Ik heb lang volgehouden met de wet in mijn hand tot volmaaktheid te komen en te strijden ten bloede toe. Ik zonk daarbij al dieper weg en waar ik niet dieper kon, maar ver beneden de duivel verzonken lag, daar, in mijn verlorenheid en radeloosheid, kwam de Heere mij tegemoet en heeft mij gezegd: ‘Zoals je bent, zo ben je Mij heilig. Daar niets af, daar niets toe!’ Ik zag een Lam ter rechterhand van God en daar heb ik afstand gedaan van alles buiten Christus.

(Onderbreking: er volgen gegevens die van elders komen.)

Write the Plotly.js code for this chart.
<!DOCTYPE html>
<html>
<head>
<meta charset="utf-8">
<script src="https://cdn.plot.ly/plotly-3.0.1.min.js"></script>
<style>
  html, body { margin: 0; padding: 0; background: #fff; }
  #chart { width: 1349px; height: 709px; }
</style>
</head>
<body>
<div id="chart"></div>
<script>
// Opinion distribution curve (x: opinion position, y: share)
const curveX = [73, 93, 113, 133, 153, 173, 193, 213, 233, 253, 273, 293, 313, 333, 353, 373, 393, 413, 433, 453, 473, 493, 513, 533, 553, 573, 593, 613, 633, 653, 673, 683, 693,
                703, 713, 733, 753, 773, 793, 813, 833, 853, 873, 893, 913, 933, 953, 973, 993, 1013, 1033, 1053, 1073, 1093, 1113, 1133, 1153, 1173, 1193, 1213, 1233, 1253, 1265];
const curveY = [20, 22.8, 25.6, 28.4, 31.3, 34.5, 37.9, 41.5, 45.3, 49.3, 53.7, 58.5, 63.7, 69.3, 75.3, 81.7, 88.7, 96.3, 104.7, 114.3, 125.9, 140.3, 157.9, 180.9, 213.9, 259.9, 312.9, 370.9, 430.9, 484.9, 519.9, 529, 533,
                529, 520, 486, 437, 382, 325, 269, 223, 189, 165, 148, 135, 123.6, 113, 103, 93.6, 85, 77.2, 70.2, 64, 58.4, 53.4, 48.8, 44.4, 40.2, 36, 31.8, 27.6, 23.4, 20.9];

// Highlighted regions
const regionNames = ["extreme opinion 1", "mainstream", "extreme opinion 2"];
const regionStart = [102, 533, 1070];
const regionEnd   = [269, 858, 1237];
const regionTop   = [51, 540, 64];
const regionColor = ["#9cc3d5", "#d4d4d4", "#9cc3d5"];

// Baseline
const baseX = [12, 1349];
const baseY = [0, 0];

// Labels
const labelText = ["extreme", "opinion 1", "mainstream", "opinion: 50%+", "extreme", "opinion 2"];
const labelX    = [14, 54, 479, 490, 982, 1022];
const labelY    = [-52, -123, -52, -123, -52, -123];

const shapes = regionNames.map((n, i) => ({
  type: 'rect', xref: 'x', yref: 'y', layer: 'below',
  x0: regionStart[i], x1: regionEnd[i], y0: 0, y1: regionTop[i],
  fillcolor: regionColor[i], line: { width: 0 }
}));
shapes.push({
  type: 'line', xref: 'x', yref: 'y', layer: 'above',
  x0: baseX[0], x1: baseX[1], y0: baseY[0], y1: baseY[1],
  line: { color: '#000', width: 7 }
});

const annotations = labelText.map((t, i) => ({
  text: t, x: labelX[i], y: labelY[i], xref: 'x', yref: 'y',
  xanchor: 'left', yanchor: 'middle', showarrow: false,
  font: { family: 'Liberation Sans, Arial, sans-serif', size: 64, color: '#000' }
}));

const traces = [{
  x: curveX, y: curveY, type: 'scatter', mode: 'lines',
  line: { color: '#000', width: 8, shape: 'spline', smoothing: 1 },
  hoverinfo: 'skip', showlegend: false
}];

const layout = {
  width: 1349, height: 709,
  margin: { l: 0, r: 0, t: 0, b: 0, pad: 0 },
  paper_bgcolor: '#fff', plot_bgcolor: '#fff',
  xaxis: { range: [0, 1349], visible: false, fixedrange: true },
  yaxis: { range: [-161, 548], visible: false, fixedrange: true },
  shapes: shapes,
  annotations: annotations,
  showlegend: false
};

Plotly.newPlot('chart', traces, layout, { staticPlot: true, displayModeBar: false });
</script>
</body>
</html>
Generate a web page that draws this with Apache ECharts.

Deze grondige overtuiging stempelde sindsdien zijn prediking en publicaties. Zij riep velerlei weerstanden op en zorgde zelfs voor een breuk met zijn vroegere Réveil-vrienden. Maar met dit diepe, geestelijke inzicht was en is hij vele eenvoudige vromen tot zegen geweest. Tot op de dag van vandaag. De ‘komma-preek’ heeft blijvende zeggingskracht en heeft als zodanig een blijvende plaats in de theologische lectuur.

Goede Vrijdag En Pasen

Dit nummer van Zicht op de kerk verschijnt in de dagen voorafgaand aan Goede Vrijdag en Pasen. Met het oog daarop een aansprekend citaat uit een preek van Kohlbrugge die eveneens overbekend is geworden. Het is een preek naar aanleiding van Johannes 19 vers 16b en 17: ‘En zij namen Jezus, en leidden Hem weg. En Hij, dragende Zijn kruis, ging uit naar de plaats genaamd Hoofdschedelplaats, welke in het Hebreeuws genaamd wordt Golgotha.’ Hij eindigt deze preek met een indrukwekkend zelfgetuigenis. Rustend in de gekruisigde en opgestane Zaligmaker Die alles heeft volbracht en daarmee in de heilsfeiten van Goede Vrijdag en Pasen, mag hij getuigen:

Daarom, wanneer ik sterf, – ik sterf echter niet meer, – en iemand vindt mijn schedel, zo verkondigt hem deze schedel nog: ik heb geen ogen, nochtans zie ik Hem; ik heb geen hersenen, geen verstand, nochtans omvat ik Hem; ik heb geen lippen, nochtans kus ik Hem; ik heb geen tong, nochtans zing ik Hem lof met u allen, die Zijn Naam aanroept. Ik ben een harde schedel, nochtans ben ik zeer week gemaakt en gesmolten in Zijn liefde; ik lig hier buiten op het kerkhof, nochtans ben ik in het Paradijs! Al het lijden is vergeten! Dat heeft Zijn grote liefde teweeggebracht, toen Hij voor ons Zijn kruis droeg en uitging naar Golgotha.’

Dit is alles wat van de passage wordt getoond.